I have a friend of a friend who is an agent in the midwest. He’s been doing it for a few years now and he probably has the most relaxed work schedule of anyone I know (myself included). This really isn’t entirely surprising when you think about it because even with a significant investment in marketing you’re only going to get involved in so many home sales a year and your customers are going to generally expect you to be available to fit their schedule and be available to field their calls. This means you’re going to have to work fairly inefficiently and have a lot of downtime that you can’t fill with a part-time job at McDonald’s (or any other part time job your limited skillset is likely to get you).
Now this isn’t true of all agents, but most of the ones I’ve met over the years have an oversized ego and an oversized sense of entitlement. Let’s say you expect to make $90k/year because you believe you’re worth that and afterall you probably own a fairly expensive car (don’t want to pull up to your client’s house in a Honda) and an oversized house along with luxury habits that you need to be able to pay for. Let’s also say your average slice of the pie on a sale is ~$5,000 (remember, you’re in the midwest in a minor market so that $5,000 is probably being generous and was mostly chosen to make the math easy). With $0 in marketing, expenses, etc. (not realistic) you’d need to be involved in 18 home sales a year to make that happen. That would be 2 sales a month during spring, summer, and fall, and 0 during the three worst winter months.

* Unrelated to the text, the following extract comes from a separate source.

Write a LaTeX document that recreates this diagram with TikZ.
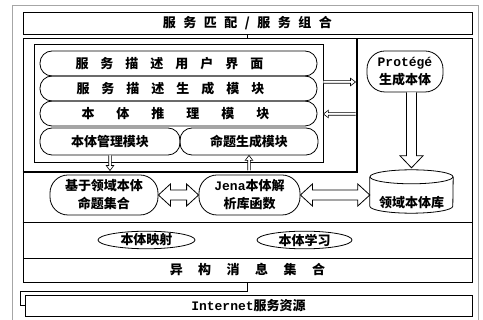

Those are the optimistic numbers you probably came into the industry with, but with $0 in marketing you’ll quickly realize that the phone isn’t ringing and all that organic marketing crap you read about isn’t as effective as you thought it would be. Let’s say you up your game to $3,000/month in marketing (again, only for 9-months since there’s no sense throwing money away in winter when people aren’t buying): Now we’re up to $27,000 in marketing expenses so to net $90k we need a revenue of $117k. Now we’re up to needing to be involved in 24 sales a year, which would probably be 2.5 sales a month during the 9 months when it’s not painful to be outside and a couple freak sales that came in during the winter.
Now the phone is ringing, but you’re quickly realizing that most of the calls are from tire kickers who aren’t serious about buying/selling, but like having you show them homes to fulfill whatever that does for them. You’re probably getting 5-6 qualified leads a month and are actually realizing 2 sales a month, which wasn’t quite your original goal, but is $90,000 in sales with $63,000 left over after marketing expenses. Not horrible for the amount of work you’re doing!

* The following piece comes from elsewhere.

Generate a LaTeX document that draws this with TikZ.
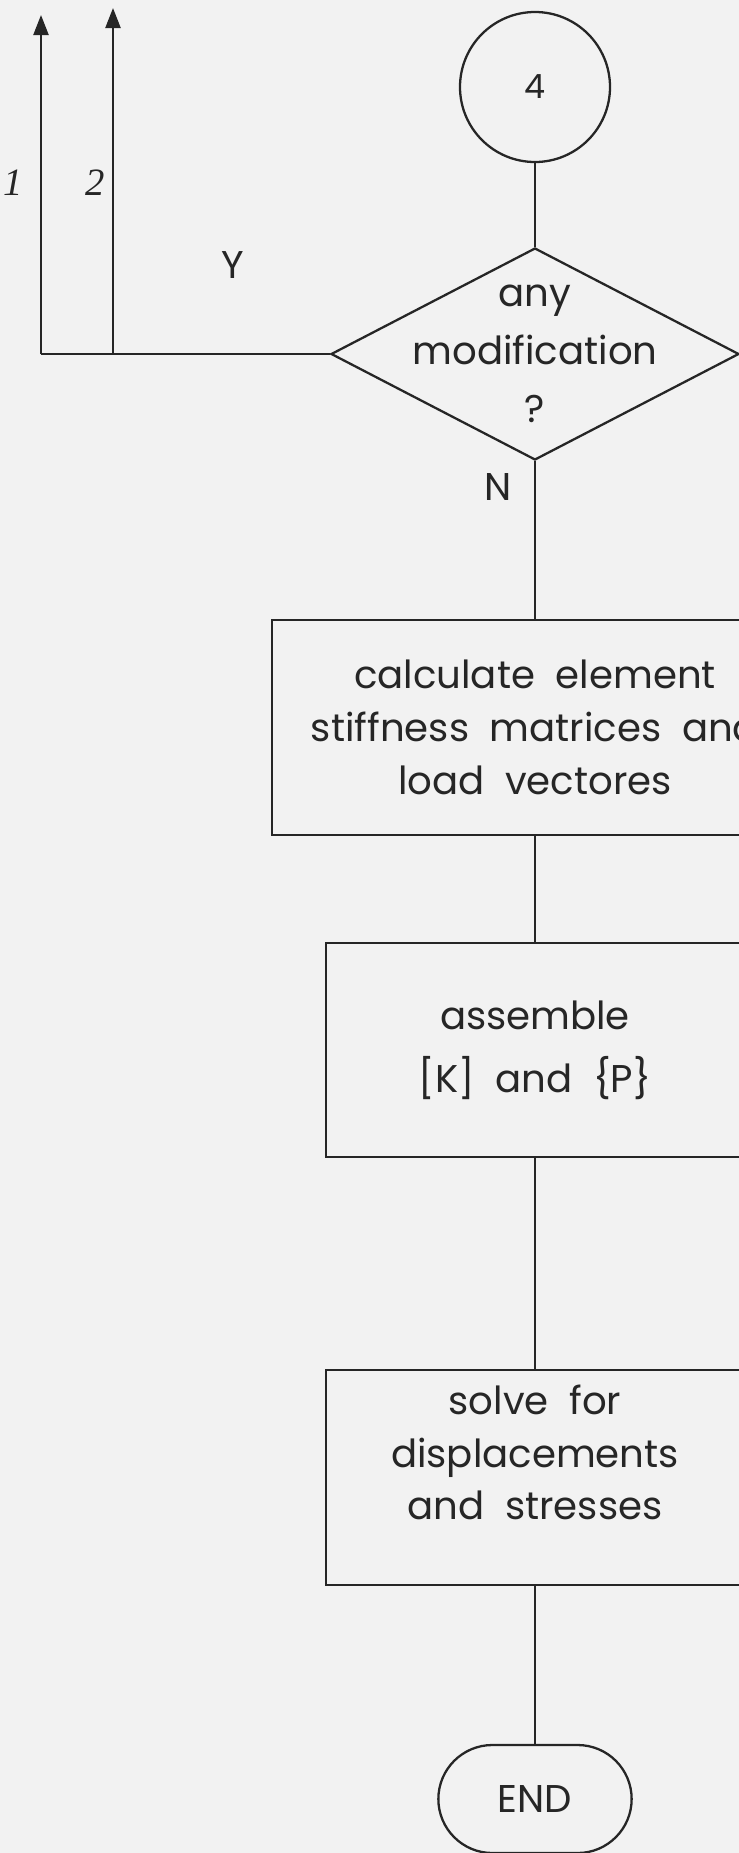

Of course, now that you’re looking at your actual expenses you’re suddenly realizing that there’s probably another $1,000 per month you didn’t realize was going to be there starting out and that brings you earnings down to $51,000 per year. Still not horrible, right? Oh, that’s right, you’re self-employed, which means that self-employment tax (equivalent of social security and medicare) take 15% off of that, leaving $43,350 before income tax.
Most people in the midwest would kill for a cake job where they put in maybe 3 hours a day of actual work and are making money like that, only in your case you’re barely scraping to get by due to your expensive lifestyle and since sales will vary month to month when you have a month with no sales you’re living off your credit card and hoping next month’s sales will let you pay them off.
Now in time as you’re more established you can ease up on the marketing a bit and probably get involved in some bigger sales to bring your income back up closer to where you wanted it to be, but you’re certainly not living high on the hog right now.
Now some internet hack comes along and tells you that you’re lazy and overpaid and your industry needs to be disrupted? Forget that noise! You don’t want your family to have to start going to the soup kitchen for dinner and waiting under the flag for free cheese. 
I’m honestly surprised the Internet hasn’t disrupted this industry long ago. It’s probably one of the most inefficient industries out there, where an agent needs to charge their client thousands of dollars in commissions to deliver what is probably hundreds of dollars in value.